What Jack's 10kg Loss Actually Looked Like by the Numbers

After 12 weeks, Jack weighed 88kg, a total loss of 10kg. His body fat had fallen from 31 percent to 22 percent. His lean muscle mass had increased by 1.8kg, meaning his fat loss was actually closer to 11.8kg. His resting heart rate had dropped from 82 to 64 beats per minute. He was deadlifting 100kg for five reps, bench pressing 80kg, and completing a 5km walk in under 47 minutes without becoming breathless. These were not aspirational numbers pulled from a testimonial. They were the direct output of 36 training sessions, consistent nutrition, and a coach who adjusted the plan when the plan needed adjusting.

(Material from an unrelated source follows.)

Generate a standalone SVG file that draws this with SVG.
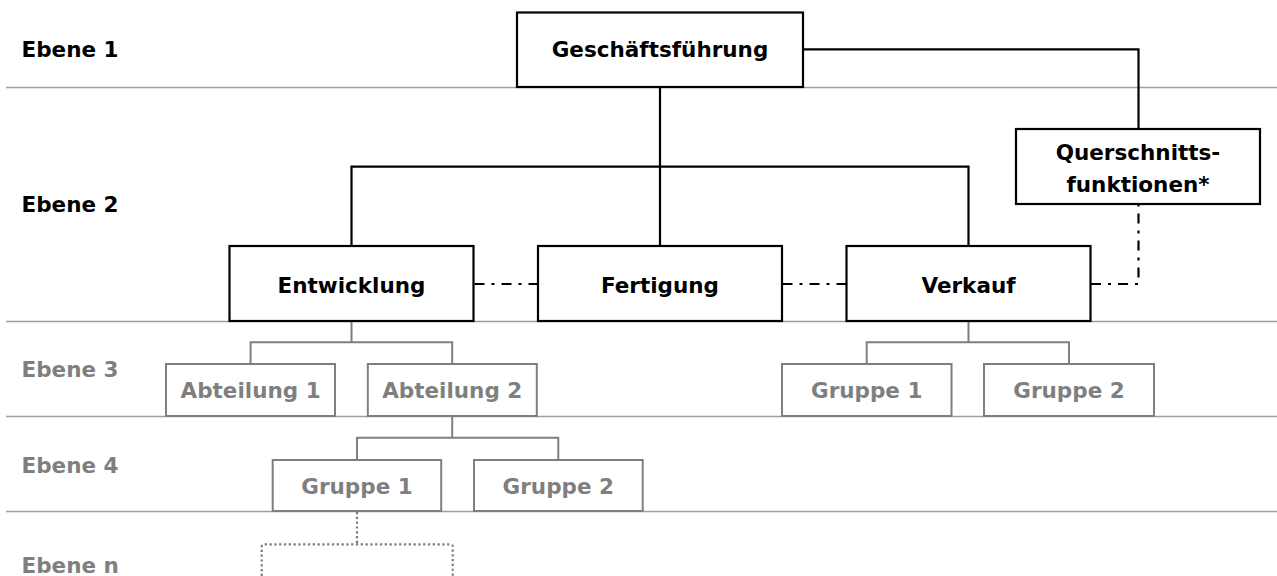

Jack's results were not typical in the sense that most people do not follow through. Adherence data from fitness research consistently shows that fewer than 20 percent of people maintain a new exercise programme beyond 12 weeks without structured support. Jack succeeded not because he was more motivated than the average person, but because the structure of working with a trainer removed the decision fatigue, the guesswork, and the isolation that cause most self-directed efforts to stall. If you are in the position Jack was in 12 weeks before his first session, the gap between where you are and where you want to be is almost certainly a system problem, not a willpower problem.